1. Simply because the same Greek word is not used in verses 40 and 41 as in verse 39 does not negate the parallel that our Lord is drawing.

2. A basic rule of interpretation is to see how the same word is used in the same book of the Bible before seeing how it is used in another book of the Bible, e.g., the wider context of the Testament (Old or New). Words often have multiple meanings, but some help in interpretation can be found by seeing how the same author (in this case Matthew) used the word. In other words, John might be using this word to bring out our Lord's words in a way that is different than Matthew's use of the word. This is acceptable because the word has multiple meanings. That is not to say that John and Matthew are not using the words in the same way, but the first principle would be to see how Matthew uses it before looking at how John uses it.

3. It is still very difficult to see how verses 40 and 41 could refer to the righteous being taken away or received by the Lord in some type of rapture while the unrighteous are left, given how our Lord sets up verses 40 and 41 with verse 39. The ones who are quickly taken away in verse 39 are those who perished in the Flood(the unrighteous). For verses 40 and 41 to refer now to the righteous being taken away or received quickly, there would have to be a disconnect between verse 39 and the following verses 40 and 41. Or Jesus would have to be indicating that when the Son of Man comes it will be different than when the Flood came.
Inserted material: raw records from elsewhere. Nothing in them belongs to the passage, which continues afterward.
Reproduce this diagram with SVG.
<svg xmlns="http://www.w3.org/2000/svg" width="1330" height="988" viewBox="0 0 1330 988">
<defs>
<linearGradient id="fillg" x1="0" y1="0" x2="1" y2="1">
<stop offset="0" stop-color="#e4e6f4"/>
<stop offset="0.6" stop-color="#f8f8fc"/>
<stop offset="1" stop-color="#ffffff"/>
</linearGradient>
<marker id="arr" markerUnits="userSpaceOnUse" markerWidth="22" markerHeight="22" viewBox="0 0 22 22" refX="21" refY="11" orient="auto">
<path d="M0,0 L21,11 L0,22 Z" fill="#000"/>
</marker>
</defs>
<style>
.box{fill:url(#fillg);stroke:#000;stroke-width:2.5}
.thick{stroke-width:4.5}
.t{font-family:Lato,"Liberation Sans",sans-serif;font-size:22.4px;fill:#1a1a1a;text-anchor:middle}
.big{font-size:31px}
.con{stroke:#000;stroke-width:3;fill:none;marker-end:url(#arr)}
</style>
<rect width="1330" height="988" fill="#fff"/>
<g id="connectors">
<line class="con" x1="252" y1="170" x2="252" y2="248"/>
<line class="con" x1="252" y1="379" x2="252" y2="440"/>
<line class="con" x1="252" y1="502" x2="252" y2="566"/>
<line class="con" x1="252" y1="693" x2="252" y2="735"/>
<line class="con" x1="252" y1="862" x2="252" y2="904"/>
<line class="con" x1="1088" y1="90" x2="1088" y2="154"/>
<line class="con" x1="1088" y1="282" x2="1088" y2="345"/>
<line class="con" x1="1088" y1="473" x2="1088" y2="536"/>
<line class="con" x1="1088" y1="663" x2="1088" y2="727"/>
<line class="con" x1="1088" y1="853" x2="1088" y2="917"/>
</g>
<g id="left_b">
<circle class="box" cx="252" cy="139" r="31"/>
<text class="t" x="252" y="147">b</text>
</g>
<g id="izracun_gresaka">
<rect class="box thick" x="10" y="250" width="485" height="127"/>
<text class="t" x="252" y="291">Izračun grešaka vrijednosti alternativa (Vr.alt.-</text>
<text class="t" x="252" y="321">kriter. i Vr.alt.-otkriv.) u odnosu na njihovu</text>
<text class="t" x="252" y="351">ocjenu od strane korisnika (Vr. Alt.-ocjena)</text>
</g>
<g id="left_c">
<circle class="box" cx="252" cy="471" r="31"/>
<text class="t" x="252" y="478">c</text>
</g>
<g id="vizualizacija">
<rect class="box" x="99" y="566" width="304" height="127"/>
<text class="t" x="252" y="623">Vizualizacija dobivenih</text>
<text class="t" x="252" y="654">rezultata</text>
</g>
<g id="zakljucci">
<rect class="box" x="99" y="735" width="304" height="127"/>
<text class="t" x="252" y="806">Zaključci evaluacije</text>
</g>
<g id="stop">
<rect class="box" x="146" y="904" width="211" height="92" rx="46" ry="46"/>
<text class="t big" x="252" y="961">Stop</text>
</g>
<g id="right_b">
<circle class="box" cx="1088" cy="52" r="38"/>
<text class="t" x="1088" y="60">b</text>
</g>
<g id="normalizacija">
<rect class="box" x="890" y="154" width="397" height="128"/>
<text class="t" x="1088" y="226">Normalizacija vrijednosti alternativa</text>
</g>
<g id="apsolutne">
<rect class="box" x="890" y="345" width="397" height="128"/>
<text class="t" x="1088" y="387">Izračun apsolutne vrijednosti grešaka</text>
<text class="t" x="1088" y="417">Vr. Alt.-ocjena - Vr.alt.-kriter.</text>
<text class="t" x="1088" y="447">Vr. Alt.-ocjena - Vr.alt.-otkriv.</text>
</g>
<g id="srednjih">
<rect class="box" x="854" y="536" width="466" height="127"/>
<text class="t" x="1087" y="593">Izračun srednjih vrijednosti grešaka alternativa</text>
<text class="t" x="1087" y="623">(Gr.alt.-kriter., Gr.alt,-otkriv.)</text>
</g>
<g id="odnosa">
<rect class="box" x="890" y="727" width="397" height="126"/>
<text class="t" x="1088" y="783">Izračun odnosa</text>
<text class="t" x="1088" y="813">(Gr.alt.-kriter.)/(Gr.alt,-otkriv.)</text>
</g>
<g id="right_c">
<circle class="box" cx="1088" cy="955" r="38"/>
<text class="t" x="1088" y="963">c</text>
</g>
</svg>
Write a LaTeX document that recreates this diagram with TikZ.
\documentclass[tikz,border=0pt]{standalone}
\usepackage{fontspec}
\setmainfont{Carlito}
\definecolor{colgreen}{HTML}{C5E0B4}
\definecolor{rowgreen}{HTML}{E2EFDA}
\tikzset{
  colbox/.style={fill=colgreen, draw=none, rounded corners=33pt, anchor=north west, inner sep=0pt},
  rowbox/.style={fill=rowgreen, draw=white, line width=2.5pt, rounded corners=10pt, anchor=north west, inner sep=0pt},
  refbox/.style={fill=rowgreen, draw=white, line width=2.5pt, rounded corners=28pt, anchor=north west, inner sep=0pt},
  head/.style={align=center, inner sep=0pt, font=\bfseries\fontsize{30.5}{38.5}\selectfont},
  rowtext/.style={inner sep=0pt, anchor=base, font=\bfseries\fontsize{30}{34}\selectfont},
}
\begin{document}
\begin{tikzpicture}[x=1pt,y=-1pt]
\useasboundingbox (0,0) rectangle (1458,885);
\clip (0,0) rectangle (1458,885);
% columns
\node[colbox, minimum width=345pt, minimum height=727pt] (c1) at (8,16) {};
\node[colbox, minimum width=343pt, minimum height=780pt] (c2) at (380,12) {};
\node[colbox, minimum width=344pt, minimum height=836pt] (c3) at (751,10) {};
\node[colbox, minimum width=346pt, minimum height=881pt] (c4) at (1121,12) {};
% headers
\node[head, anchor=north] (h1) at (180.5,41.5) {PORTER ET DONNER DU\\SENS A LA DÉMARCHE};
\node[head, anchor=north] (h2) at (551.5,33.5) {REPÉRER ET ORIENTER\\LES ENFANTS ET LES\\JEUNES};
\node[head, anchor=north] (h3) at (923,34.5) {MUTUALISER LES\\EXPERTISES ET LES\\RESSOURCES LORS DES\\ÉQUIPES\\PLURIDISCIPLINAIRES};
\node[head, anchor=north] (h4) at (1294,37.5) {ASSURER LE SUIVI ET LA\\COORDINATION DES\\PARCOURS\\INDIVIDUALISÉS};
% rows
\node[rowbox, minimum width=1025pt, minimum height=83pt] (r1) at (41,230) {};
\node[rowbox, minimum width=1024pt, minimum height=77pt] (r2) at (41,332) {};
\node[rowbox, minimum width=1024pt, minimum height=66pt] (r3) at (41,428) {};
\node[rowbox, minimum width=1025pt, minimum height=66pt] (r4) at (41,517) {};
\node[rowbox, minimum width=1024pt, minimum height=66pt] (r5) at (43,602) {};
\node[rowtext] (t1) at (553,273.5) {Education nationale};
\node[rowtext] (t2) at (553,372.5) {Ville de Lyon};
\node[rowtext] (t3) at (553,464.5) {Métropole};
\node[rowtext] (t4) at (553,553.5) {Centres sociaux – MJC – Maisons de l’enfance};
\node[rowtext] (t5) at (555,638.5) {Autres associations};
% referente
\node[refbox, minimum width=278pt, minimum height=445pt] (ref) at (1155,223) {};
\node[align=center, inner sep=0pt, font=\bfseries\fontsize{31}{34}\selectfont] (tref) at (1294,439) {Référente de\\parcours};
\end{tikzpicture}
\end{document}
However, it is clear from verse 37 that He is drawing a parallel between the sudden cataclysmic destruction of the Flood and the coming of the Son of Man.

4. The parables about the Kingdom in Matthew 13 (24-30, 36-43, 47-50) give precedence for the idea that the wicked are gathered in at the end of the age. In other words, although it is not the same word as in 24:40,41, the idea of gathering the unrighteous is an idea that our Lord presents as part of His Kingdom. It is not simply the righteous who are collected.